- THE PROBLEM: No images are to be carried over; print all other material exactly as it stands.

________________________

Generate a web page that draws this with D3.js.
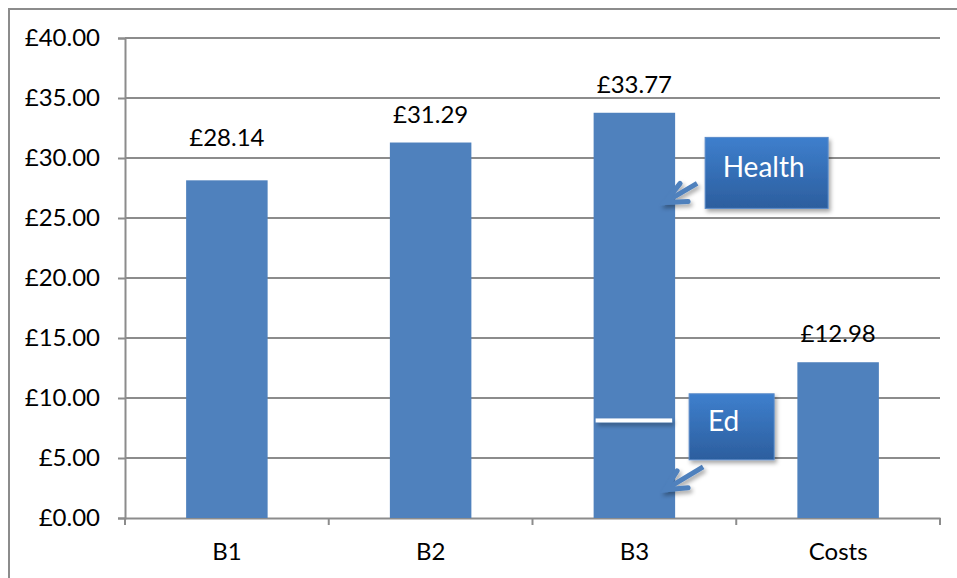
<!DOCTYPE html>
<html>
<head>
<meta charset="utf-8">
<script src="https://cdn.jsdelivr.net/npm/d3@7"></script>
<style>
  html, body { margin: 0; padding: 0; background: #fff; }
  svg { display: block; font-family: Lato, "Open Sans", sans-serif; }
</style>
</head>
<body>
<svg id="chart" width="957" height="578"></svg>
<script>
// Cost per category (£)
const categories = ["B1", "B2", "B3", "Costs"];
const values = [28.14, 31.29, 33.77, 12.98];
const tickValues = [0, 5, 10, 15, 20, 25, 30, 35, 40];
// Split point inside B3 between the "Ed" and "Health" portions
const edSplit = 8.13;
const calloutLabels = ["Health", "Ed"];
const calloutValues = [26.3, 2.35];

const svg = d3.select("#chart");
const margin = { left: 125, right: 17, top: 38, bottom: 60 };
const W = 957, H = 578;
const FONT = 24;

const x = d3.scaleBand().domain(categories)
  .range([margin.left, W - margin.right]).paddingInner(0.6).paddingOuter(0.3);
const xTicks = d3.scaleBand().domain(categories)
  .range([margin.left, W - margin.right]);
const y = d3.scaleLinear().domain([0, 40]).range([H - margin.bottom, margin.top]);

const defs = svg.append("defs");
const grad = defs.append("linearGradient").attr("id", "boxGrad")
  .attr("x1", 0).attr("y1", 0).attr("x2", 0).attr("y2", 1);
grad.append("stop").attr("offset", "0%").attr("stop-color", "#3e7fcd");
grad.append("stop").attr("offset", "100%").attr("stop-color", "#2c5e9e");
const shadow = defs.append("filter").attr("id", "shadow")
  .attr("filterUnits", "userSpaceOnUse")
  .attr("x", 0).attr("y", 0).attr("width", W).attr("height", H);
shadow.append("feDropShadow").attr("dx", 2).attr("dy", 3).attr("stdDeviation", 2)
  .attr("flood-color", "#000").attr("flood-opacity", 0.35);

// Outer frame
svg.append("rect").attr("x", 9).attr("y", 9).attr("width", W + 20).attr("height", H + 20)
  .attr("fill", "none").attr("stroke", "#8c8c8c").attr("stroke-width", 2);

// Horizontal gridlines
svg.append("g").selectAll("line").data(tickValues.filter(d => d > 0)).join("line")
  .attr("x1", margin.left).attr("x2", W - margin.right)
  .attr("y1", d => y(d)).attr("y2", d => y(d))
  .attr("stroke", "#8c8c8c").attr("stroke-width", 2);

// Y axis
const yAxis = svg.append("g").attr("transform", `translate(${margin.left},0)`)
  .call(d3.axisLeft(y).tickValues(tickValues).tickSize(7).tickPadding(18)
    .tickFormat(d => "£" + d3.format(".2f")(d)));
yAxis.select(".domain").attr("stroke", "#8c8c8c").attr("stroke-width", 2);
yAxis.selectAll(".tick line").attr("stroke", "#8c8c8c").attr("stroke-width", 2);
yAxis.selectAll("text").attr("font-size", FONT).attr("fill", "#000")
  .attr("font-family", "Lato, 'Open Sans', sans-serif");

// X axis
const xAxis = svg.append("g").attr("transform", `translate(0,${y(0)})`)
  .call(d3.axisBottom(xTicks).tickSize(0).tickPadding(25));
xAxis.select(".domain").attr("stroke", "#8c8c8c").attr("stroke-width", 2);
xAxis.selectAll("text").attr("font-size", FONT).attr("fill", "#000")
  .attr("font-family", "Lato, 'Open Sans', sans-serif");
// Category boundary ticks
const bounds = categories.map(c => xTicks(c)).concat([xTicks.range()[1]]);
svg.append("g").selectAll("line").data(bounds).join("line")
  .attr("x1", d => d).attr("x2", d => d)
  .attr("y1", y(0)).attr("y2", y(0) + 7)
  .attr("stroke", "#8c8c8c").attr("stroke-width", 2);

// Bars
svg.append("g").selectAll("rect").data(values).join("rect")
  .attr("x", (d, i) => x(categories[i])).attr("width", x.bandwidth())
  .attr("y", d => y(d)).attr("height", d => y(0) - y(d))
  .attr("fill", "#4f81bd");

// Value labels (the B1 label sits a little higher than the rest)
const labelGap = { B1: 34 };
svg.append("g").selectAll("text").data(values).join("text")
  .attr("x", (d, i) => x(categories[i]) + x.bandwidth() / 2)
  .attr("y", (d, i) => y(d) - (labelGap[categories[i]] || 20))
  .attr("text-anchor", "middle").attr("font-size", FONT).attr("fill", "#000")
  .text(d => "£" + d3.format(".2f")(d));

// Ed / Health divider in B3
const b3 = x("B3");
svg.append("rect")
  .attr("x", b3 + 2).attr("width", x.bandwidth() - 5)
  .attr("y", y(edSplit) - 2).attr("height", 4)
  .attr("fill", "#fff").attr("filter", "url(#shadow)");

// Callouts with arrows pointing into the B3 bar
const boxSpec = {
  Health: { box: [40, -65, 123, 71], shaft: [32, -19], arms: [[15, -19], [23, -1]], tx: -3 },
  Ed: { box: [24, -96, 85, 66], shaft: [38, -23], arms: [[12, -19], [23, -2]], tx: -8 }
};
calloutLabels.forEach((label, i) => {
  const tipX = x("B3") + x.bandwidth() - 10;
  const tipY = y(calloutValues[i]);
  const s = boxSpec[label];
  const [bdx, bdy, bw, bh] = s.box;
  const bx = tipX + bdx, by = tipY + bdy;
  const g = svg.append("g").attr("filter", "url(#shadow)");
  g.append("line")
    .attr("x1", tipX + s.shaft[0]).attr("y1", tipY + s.shaft[1])
    .attr("x2", tipX + 3).attr("y2", tipY - 2)
    .attr("stroke", "#4f81bd").attr("stroke-width", 5);
  g.append("path")
    .attr("d", `M${tipX + s.arms[0][0]},${tipY + s.arms[0][1]} L${tipX},${tipY} L${tipX + s.arms[1][0]},${tipY + s.arms[1][1]}`)
    .attr("fill", "none").attr("stroke", "#4f81bd").attr("stroke-width", 5)
    .attr("stroke-linejoin", "miter").attr("stroke-linecap", "round");
  const gb = svg.append("g");
  gb.append("rect").attr("x", bx).attr("y", by).attr("width", bw).attr("height", bh)
    .attr("fill", "url(#boxGrad)").attr("stroke", "#5a8bc9").attr("stroke-width", 1)
    .attr("filter", "url(#shadow)");
  gb.append("text").attr("x", bx + bw / 2 + s.tx).attr("y", by + bh / 2 + 4)
    .attr("text-anchor", "middle").attr("font-size", 28).attr("fill", "#fff")
    .text(label);
});
</script>
</body>
</html>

________________________

- WRITTEN RESPONSE:
Generate a web page that draws this with D3.js.
<!DOCTYPE html>
<html>
<head>
<meta charset="utf-8">
<script src="https://cdn.jsdelivr.net/npm/d3@7"></script>
<style>
  html, body { margin: 0; padding: 0; background: #fff; }
  svg { display: block; font-family: Lato, "Open Sans", sans-serif; }
</style>
</head>
<body>
<svg id="chart" width="957" height="578"></svg>
<script>
// Cost per category (£)
const categories = ["B1", "B2", "B3", "Costs"];
const values = [28.14, 31.29, 33.77, 12.98];
const tickValues = [0, 5, 10, 15, 20, 25, 30, 35, 40];
// Split point inside B3 between the "Ed" and "Health" portions
const edSplit = 8.13;
const calloutLabels = ["Health", "Ed"];
const calloutValues = [26.3, 2.35];

const svg = d3.select("#chart");
const margin = { left: 125, right: 17, top: 38, bottom: 60 };
const W = 957, H = 578;
const FONT = 24;

const x = d3.scaleBand().domain(categories)
  .range([margin.left, W - margin.right]).paddingInner(0.6).paddingOuter(0.3);
const xTicks = d3.scaleBand().domain(categories)
  .range([margin.left, W - margin.right]);
const y = d3.scaleLinear().domain([0, 40]).range([H - margin.bottom, margin.top]);

const defs = svg.append("defs");
const grad = defs.append("linearGradient").attr("id", "boxGrad")
  .attr("x1", 0).attr("y1", 0).attr("x2", 0).attr("y2", 1);
grad.append("stop").attr("offset", "0%").attr("stop-color", "#3e7fcd");
grad.append("stop").attr("offset", "100%").attr("stop-color", "#2c5e9e");
const shadow = defs.append("filter").attr("id", "shadow")
  .attr("filterUnits", "userSpaceOnUse")
  .attr("x", 0).attr("y", 0).attr("width", W).attr("height", H);
shadow.append("feDropShadow").attr("dx", 2).attr("dy", 3).attr("stdDeviation", 2)
  .attr("flood-color", "#000").attr("flood-opacity", 0.35);

// Outer frame
svg.append("rect").attr("x", 9).attr("y", 9).attr("width", W + 20).attr("height", H + 20)
  .attr("fill", "none").attr("stroke", "#8c8c8c").attr("stroke-width", 2);

// Horizontal gridlines
svg.append("g").selectAll("line").data(tickValues.filter(d => d > 0)).join("line")
  .attr("x1", margin.left).attr("x2", W - margin.right)
  .attr("y1", d => y(d)).attr("y2", d => y(d))
  .attr("stroke", "#8c8c8c").attr("stroke-width", 2);

// Y axis
const yAxis = svg.append("g").attr("transform", `translate(${margin.left},0)`)
  .call(d3.axisLeft(y).tickValues(tickValues).tickSize(7).tickPadding(18)
    .tickFormat(d => "£" + d3.format(".2f")(d)));
yAxis.select(".domain").attr("stroke", "#8c8c8c").attr("stroke-width", 2);
yAxis.selectAll(".tick line").attr("stroke", "#8c8c8c").attr("stroke-width", 2);
yAxis.selectAll("text").attr("font-size", FONT).attr("fill", "#000")
  .attr("font-family", "Lato, 'Open Sans', sans-serif");

// X axis
const xAxis = svg.append("g").attr("transform", `translate(0,${y(0)})`)
  .call(d3.axisBottom(xTicks).tickSize(0).tickPadding(25));
xAxis.select(".domain").attr("stroke", "#8c8c8c").attr("stroke-width", 2);
xAxis.selectAll("text").attr("font-size", FONT).attr("fill", "#000")
  .attr("font-family", "Lato, 'Open Sans', sans-serif");
// Category boundary ticks
const bounds = categories.map(c => xTicks(c)).concat([xTicks.range()[1]]);
svg.append("g").selectAll("line").data(bounds).join("line")
  .attr("x1", d => d).attr("x2", d => d)
  .attr("y1", y(0)).attr("y2", y(0) + 7)
  .attr("stroke", "#8c8c8c").attr("stroke-width", 2);

// Bars
svg.append("g").selectAll("rect").data(values).join("rect")
  .attr("x", (d, i) => x(categories[i])).attr("width", x.bandwidth())
  .attr("y", d => y(d)).attr("height", d => y(0) - y(d))
  .attr("fill", "#4f81bd");

// Value labels (the B1 label sits a little higher than the rest)
const labelGap = { B1: 34 };
svg.append("g").selectAll("text").data(values).join("text")
  .attr("x", (d, i) => x(categories[i]) + x.bandwidth() / 2)
  .attr("y", (d, i) => y(d) - (labelGap[categories[i]] || 20))
  .attr("text-anchor", "middle").attr("font-size", FONT).attr("fill", "#000")
  .text(d => "£" + d3.format(".2f")(d));

// Ed / Health divider in B3
const b3 = x("B3");
svg.append("rect")
  .attr("x", b3 + 2).attr("width", x.bandwidth() - 5)
  .attr("y", y(edSplit) - 2).attr("height", 4)
  .attr("fill", "#fff").attr("filter", "url(#shadow)");

// Callouts with arrows pointing into the B3 bar
const boxSpec = {
  Health: { box: [40, -65, 123, 71], shaft: [32, -19], arms: [[15, -19], [23, -1]], tx: -3 },
  Ed: { box: [24, -96, 85, 66], shaft: [38, -23], arms: [[12, -19], [23, -2]], tx: -8 }
};
calloutLabels.forEach((label, i) => {
  const tipX = x("B3") + x.bandwidth() - 10;
  const tipY = y(calloutValues[i]);
  const s = boxSpec[label];
  const [bdx, bdy, bw, bh] = s.box;
  const bx = tipX + bdx, by = tipY + bdy;
  const g = svg.append("g").attr("filter", "url(#shadow)");
  g.append("line")
    .attr("x1", tipX + s.shaft[0]).attr("y1", tipY + s.shaft[1])
    .attr("x2", tipX + 3).attr("y2", tipY - 2)
    .attr("stroke", "#4f81bd").attr("stroke-width", 5);
  g.append("path")
    .attr("d", `M${tipX + s.arms[0][0]},${tipY + s.arms[0][1]} L${tipX},${tipY} L${tipX + s.arms[1][0]},${tipY + s.arms[1][1]}`)
    .attr("fill", "none").attr("stroke", "#4f81bd").attr("stroke-width", 5)
    .attr("stroke-linejoin", "miter").attr("stroke-linecap", "round");
  const gb = svg.append("g");
  gb.append("rect").attr("x", bx).attr("y", by).attr("width", bw).attr("height", bh)
    .attr("fill", "url(#boxGrad)").attr("stroke", "#5a8bc9").attr("stroke-width", 1)
    .attr("filter", "url(#shadow)");
  gb.append("text").attr("x", bx + bw / 2 + s.tx).attr("y", by + bh / 2 + 4)
    .attr("text-anchor", "middle").attr("font-size", 28).attr("fill", "#fff")
    .text(label);
});
</script>
</body>
</html>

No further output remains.